Ross Priory, Scotland.
I'm spending the rest of this week at the ICE 3 conference (Ideas, Cyberspace, Education) in Scotland, having spent much of Tuesday driving up here from my temporary base at Leeds. Really looking forward to this - a small but well-credentialled conference in a very beautiful (if cold) place. We're now about to make a start to the conference proper, having already been welcomed at the lunch session.

The first paper is by Peter Goodyear and Siân Bayne. Siân begins by noting that universities are still deriving much of their status from a base in the printed book (and university crests are a simple indication of this); however, today, it is possible to see the Internet both as culture and as cultural artefact (and Siân focusses here especially on Internet as a separate culture in itself) - the Net changes existing practices and opens up new possibilities for practice which universities may explore. (This doesn't necessarily happen, though - witness the underlying structures of WebCT, for example, which remain based in traditional learning activities, and separate activities into very distinct categories that may no longer be useful. Such learning tools blind us to the other available possibilities in online spaces.)

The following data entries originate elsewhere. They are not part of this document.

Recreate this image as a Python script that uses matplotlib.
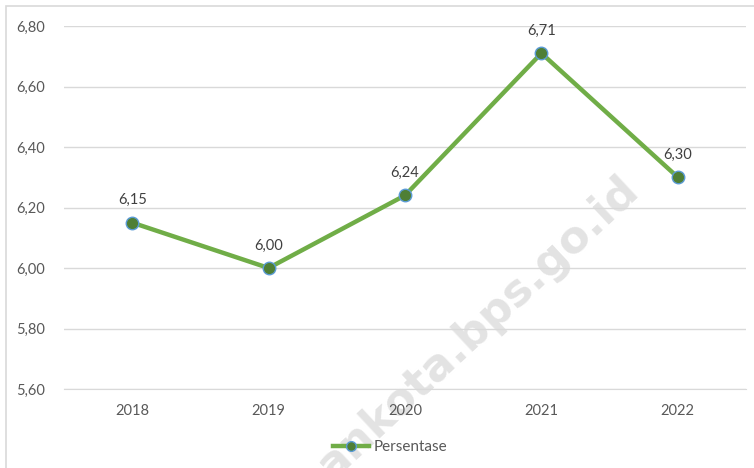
import matplotlib
matplotlib.use("Agg")
import matplotlib.pyplot as plt
from matplotlib.lines import Line2D
from matplotlib.patches import Rectangle

years = ["2018", "2019", "2020", "2021", "2022"]
values = [6.15, 6.00, 6.24, 6.71, 6.30]
labels = ["6,15", "6,00", "6,24", "6,71", "6,30"]
yticks = [5.60, 5.80, 6.00, 6.20, 6.40, 6.60, 6.80]
ytick_labels = ["5,60", "5,80", "6,00", "6,20", "6,40", "6,60", "6,80"]
series_name = "Persentase"

plt.rcParams['font.family'] = ['Lato', 'DejaVu Sans']
txt = '#595959'
green = '#70AD47'

fig = plt.figure(figsize=(7.54, 4.68), dpi=100)
ax = fig.add_axes([64/754, 1-389/468, (746-64)/754, (389-26)/468])
ax.patch.set_alpha(0)
ax.set_zorder(2)

# figure border (left & top visible)
fig.add_artist(Rectangle((6/754, -0.05), 1.2, (1-6/468)+0.05, transform=fig.transFigure,
                         fill=False, edgecolor='#D9D9D9', lw=1.2))

# watermark (behind the chart)
fig.text(478/754, 1-328/468, "ankota.bps.go.id", rotation=43, fontsize=32, fontweight='bold',
         color='#E3E3E3', ha='center', va='center', zorder=1, family='DejaVu Sans')

x = list(range(len(years)))
ax.plot(x, values, color=green, lw=3.2, marker='o', markersize=9,
        markerfacecolor='#4F7F35', markeredgecolor='#5B9BD5', markeredgewidth=1.0, zorder=3)
for xi, v, l in zip(x, values, labels):
    ax.annotate(l, (xi, v), xytext=(0, 11), textcoords='offset points',
                ha='center', va='bottom', fontsize=10.5, color='#404040')

ax.set_xlim(-0.5, len(years) - 0.5)
ax.set_ylim(5.60, 6.80)
ax.set_yticks(yticks)
ax.set_yticklabels(ytick_labels)
ax.set_xticks(x)
ax.set_xticklabels(years)
ax.tick_params(axis='y', length=0, pad=14, labelsize=10.5, labelcolor=txt)
ax.tick_params(axis='x', length=0, pad=11, labelsize=10.5, labelcolor=txt)
ax.grid(axis='y', color='#D9D9D9', lw=1.0)
ax.set_axisbelow(True)
for s in ax.spines.values():
    s.set_visible(False)
ax.spines['bottom'].set_visible(True)
ax.spines['bottom'].set_color('#D9D9D9')

handle = Line2D([], [], color=green, lw=3.2, marker='o', markersize=7,
                markerfacecolor='#4F7F35', markeredgecolor='#5B9BD5', markeredgewidth=1.0)
leg = fig.legend([handle], [series_name], loc='center', bbox_to_anchor=(390/754, 1-447/468),
                 frameon=False, fontsize=11, labelcolor=txt, handlelength=2.4, handletextpad=0.3)
leg.set_zorder(3)

fig.savefig("out.png", dpi=100)
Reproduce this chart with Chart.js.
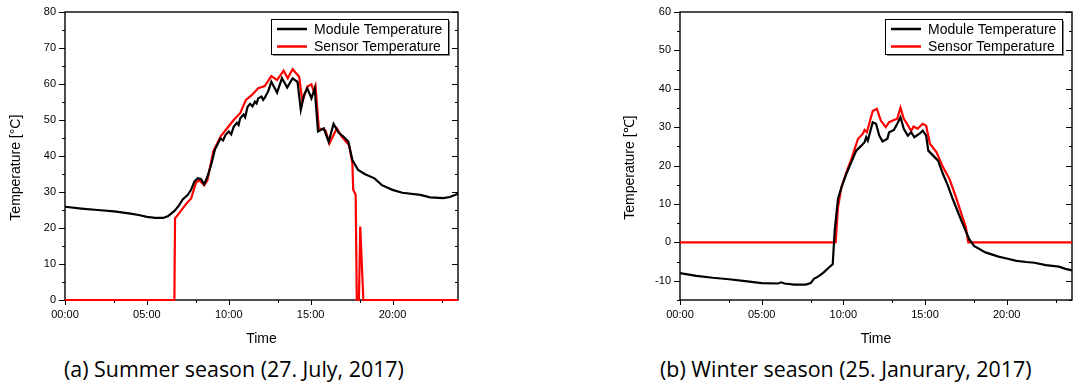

Teacherliness is being radically shifted in such new environments, however, and therefore needs to be reconceptualised. Siân references the literature on cyborgs here - as teachers in online spaces, we humans penetrate the computer and build new relationships between humans and machines: teachers themselves become cyborgs through this, perhaps. We become reconstituted as subjects by changing textual environments (e.g. towards hypertext, with its own different literary requirements); Phillipson and Hamilton call this a "storm of recontextualisation", and Siân specifically references the collaborative writing environments of wikis in this context, but also shows some student hypertext writing done within the virtual 3D environment of Second Life.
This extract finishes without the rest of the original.